Steady-State Stability and the Second Derivative

[The Head]

Hi. I have a question about steady-state stability and the second derivative test. I have been reading about it in a book on mathematical modeling, and the section concerns differential equations. I believe this forum is more appropriate than "General Math," but let me know if it is not.

From what I was reading, my understanding is that if the second derivative is positive, then at a point where the first derivative is zero, then the system is unstable. Similarly, if the second derivative is negative, it is stable. Can someone please provide me with a reason why this is the case (either mathematically, graphically). Why would a function such as f(x)=x^2 (whose second derivative is positive) be unstable at its steady-state points?
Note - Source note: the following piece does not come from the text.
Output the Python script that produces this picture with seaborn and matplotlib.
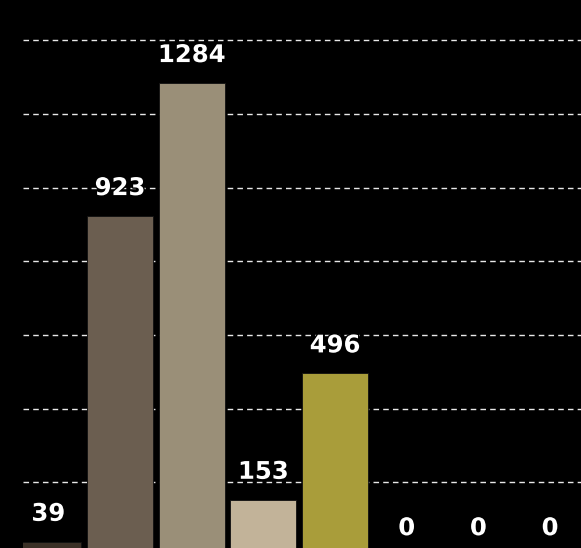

What confuses me is when I think about an example of energy in physics. Take the graph of f(x) = x^2. Moving slightly away from x = 0 (because f'(x)=0 at x=o), the system easily slides back down to the point of equilibrium. Whereas with f(x)= -x^2, a slight movement to either side causes the system to fall away from these points.

Thanks!

 

[gtoguy97]

The reason why a function such as f(x)=x^2 is unstable at its steady-state points is because its second derivative is positive. This means that the slope of the function is increasing, which implies that the function is becoming steeper and thus is more likely to be pushed away from its steady-state point. On the other hand, a function such as f(x)=−x^2 has a negative second derivative, which implies that it is getting less steep as you move away from the steady-state point and thus is more likely to remain at or near the point. Graphically, this can be seen by looking at the graph of the two functions. For the function f(x)=x^2, the graph is an upward-opening parabola, whereas for the function f(x)=−x^2, the graph is a downward-opening parabola.